In virtue of all this, maybe my current project, in its godforsaken location, actually isn't that bad. Okay, so I have to sacrifice my Sunday afternoon to get there, but I'll be almost by myself on the plane. I'll whip out the novel I am currently reading (Magnus Mills, All Quiet On The Orient Express, highly recommended), not feeling guilty because it's Sunday after all. It's almost as if I was going on holiday.

Except that there's one nagging thought: feeling grateful for not having Sunday off is a sure sign of impending lunacy. Am I going bonkers? Am I????

Friday, August 24, 2007

Lunch Ethics (ctd.)

Dear Covert Consultant:

Your client is your friend. He is the hand that feeds you, the God you shall worship, the Power that Be. Without your client, you are a worm, a nothing, a zero. Without the ridiculously fat paychecks he keeps forking out for your pathetic efforts, you would be eating the dirt off the floor of the factory you are about to shut down. And you ask whether it is ethical to decline his lunch invitation ? This is not about ethics. It's about survival. Think again.

Yours truly,
The Ethicist


Dear Covert Consultant:

Ms. Manners can only think of one polite way of declining your client's invitation. Work through the lunch break.

Thursday, August 23, 2007

Lunch Ethics

Dear Ethicist,

I've got a problem. Every day (and I mean every day), my client asks me to join him for lunch. That's terribly nice of him, of course. It's just that I sit face-to-face with the man all day long anyway and usually have exhausted my small talk topics for the day by around 10 a.m. It's also that if I accept, I have to spend my precious half-hour off chatting with all his colleagues. It's also that I can't stand the meatloaf-and-potatoes-type food in my client's cafeteria. Salad bar? Dream on.

So the question is, is it unethical to refuse the lunch invite? My client might be hurt, but then I have to survive another month or two on this project, and if I don't get some private time at midday I feel I'm going to die.


Dear Ms. Manners,

If the Ethicist's answer to the above question is No, how do I refuse my client's lunch invitation without being rude? I don't want to offend him, after all. And I need him to say good things about me to my project leader. Please help.

Tuesday, August 21, 2007

All Of My Friends

Friends are at a premium these days. For friends don't like friends who are never around between Monday and Thursday, who are too tired to go out on Friday and leave town again on Sunday afternoon. That leaves Saturday for everything and everyone, which is why 'everyone' may not comprise all that many people after a while.

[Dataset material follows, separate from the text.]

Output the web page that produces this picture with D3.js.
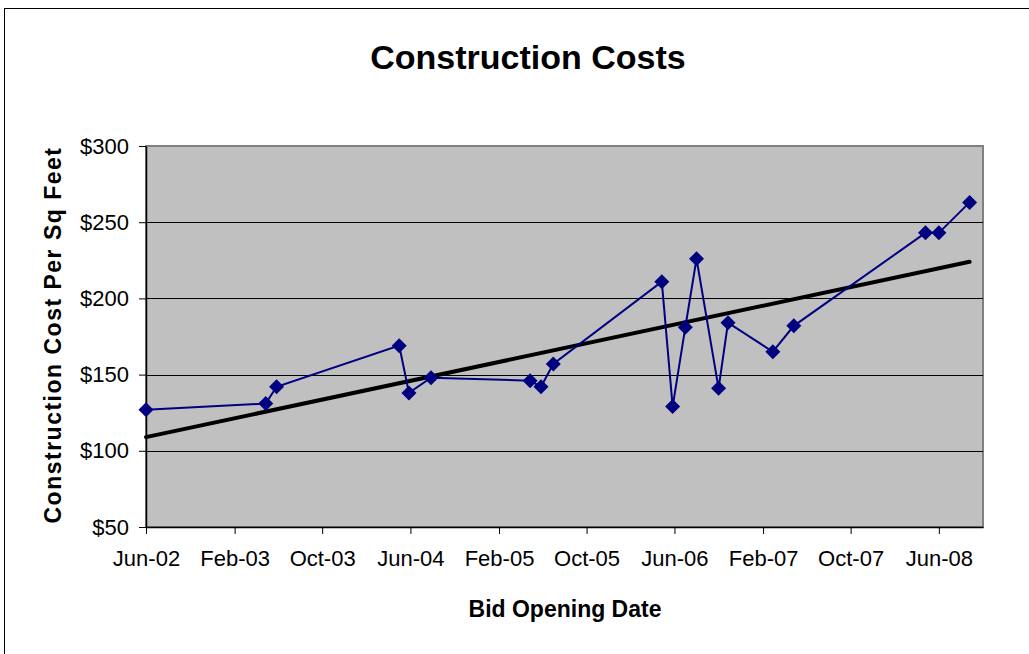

So it's a good thing that I have some great colleagues. The stress is on some, of course, and there seems to be an inverse correlation between likability and rank on the career ladder, but it's generally true that few of your team members below Project Leader (beyond that the air gets a lot thinner) will turn out to be terrible. I've worked with people from all continents; I've debated star formation with a brand new associate and the Rise and Fall of the Roman Empire with a Senior VP . I've gone running with an Iron Man contestant (don't ask how I felt afterwards) and gotten drunk with a former bartender (no, don't ask either). These experiences are a huge part of the reason why I am still in this business. Though of course I sometimes cannot help asking whether all this talent is not shamefully wasted on post-merger integrations and distribution strategies. You decide.

Monday, August 20, 2007

The Office

One thing you need to realize when you interview for your job: you won't spend all that much time in the firm's fancy quarters in NY, LA or SF. Mostly, you will work from the client's site. And the client will give you an office. Not necessarily your own office, mind. Privacy is for lawyers and academics. If you are lucky, you get wedged into a cramped hole with your consulting colleagues. If you're not, you find yourself in the client team room. That means: constant surveillance, constant availability, constant display of competence. It also means: no web surfing, no bitching, no gossip, no private phone calls. On my current assignment, my desk is directly facing that of the middle manager in charge of the client team for our module. We have a choice of staring either at our computer screens or straight into one another's eyes. Good thing he finishes work at five p.m. sharp every day.

Believe me, we would both change the arrangement if we could. But the space was allocated by the CEO himself, who made it very clear that he wants the consultants to co-operate closely with his own people. He has a point, frankly. If we were left to our own devices, we'd run this project from home, fly in once a week and deliver a big thumping report at the end. That's the way this business used to work, and it's exactly what the CEO wants to avoid. Implementation is included in the deal, whether we like it or not (we mostly don't). And he knows how to make it happen. He should: he's an ex-consultant himself.

Sunday, August 19, 2007

Sunday Night Blues

It's Sunday. Here's the problem with Sundays: you've got a client somewhere you had never heard of before you started your project. Somewhere in the middle of the country. In a flyover state. In a town about a hundred miles from the closest airport. A town without a decent hotel, a decent restaurant, a decent bar. It takes six hours to travel to that town. And you have to be at work before your client shows up on Monday morning - not because there's something you absolutely need to do, but because it has to look as if you did. Hence your Sunday ends in the early afternoon, when all your friends are in the park. Or at brunch. Or maybe still in bed. And if you have been in this game for a while, probably they aren't really your friends anymore anyway.

I am a consultant. I've just arrived at my client's location and checked into a room that looks like Foreman's basement in That '70s Show. Smoked mirrors, fake mahogany and a carpet so thick I'm sure it's alive. The weekend is definitely over.